While the underlying rhythms reflect the island’s history and track titles such as “The Tourist” offer nods to their Latin foundations, the album as a whole holds true to DMZ’s soundsystem roots. Congas clash with heavy snares, dark ambiance calls to mind Dubstep classics and electronic bass lines even make an appearance on the ominous album highlight, “The Tunnel.” Far from a world-music jam, Mala in Cuba is a reconstructed beast of an album, one that promises to satisfy thousands of DJs who’ve been waiting on fresh plates from the master.

Sometimes I would keep just the high-hat pattern and that would be enough to spur a whole new direction. Just the feel and the vibe of the rhythms really spurred this project. Because I had all the stems, I could take that one element and then rebuild a track around it. My music is quite dark so often times elements would be used in pieces but there’s one track on the CD where I really let the band loose.

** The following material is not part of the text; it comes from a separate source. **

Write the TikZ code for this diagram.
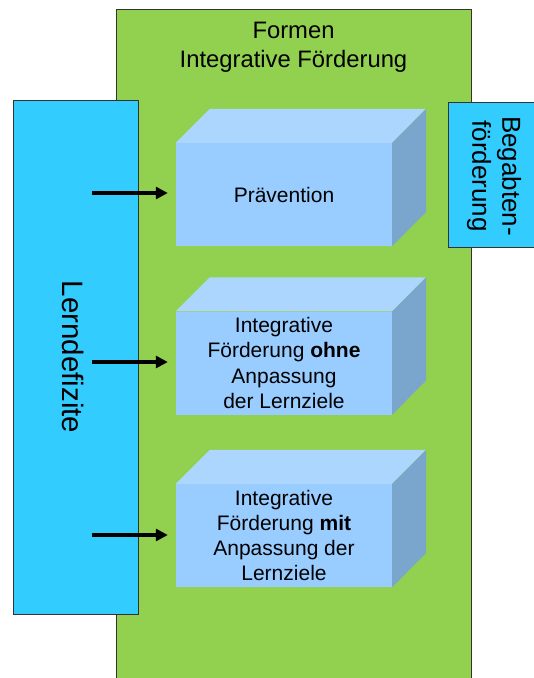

The soul of Mala in Cuba can be found in its rhythms. While mostly sticking to the 140BPM tempo he’s most familiar with, the producer nonetheless made the most of the live band, deconstructing traditional forms, both his and there, until the results were a hybrid of both. Deviating from dance music constraints, the results are equally inspiring: “Como Como” featuring Dreiser & Sexto Sentido creeps at an unorthodox pace, vocal samples floating in the mix, the specter of dub gone island-hopping. Elsewhere, it’s hard to even keep time: album highlight “Ghost” is powerful reminder that above all else, Dubstep brought back rhythmic complexity to electronic music in a decade where 4 on the 4 monotony was the standard.

The darkness just lets people lose their inhibitions, but it’s more for me really. I just feel more comfortable in the dark and it lets me do me. I’ve played a lot of big festivals with lasers and there’s definitely a place for it but my preference is in the dark. I just don’t like when they pair you up with someone doing visuals and it’s like…they’re not even listening to the music!

A few weeks before I heard the album and before we spoke. I caught Mala live with his partner in crime Coki. Whereas too many DJs opt for a maximalist light show, the minimalist lighting contributed immensely to the vibe. In between classics and unreleased gems, we heard glimpses of Cuban horns and dense poly-rhythms. It’s a testament to the quality of the artistry that barely a soul noticed: they just knew they were rocking out to good music.

“I don’t like talking about the future until it’s the present but I will say that I feel extremely lucky and extremely blessed to have worked with Gilles and Roberto Fonseca, Brownswood and Havana Cultura.”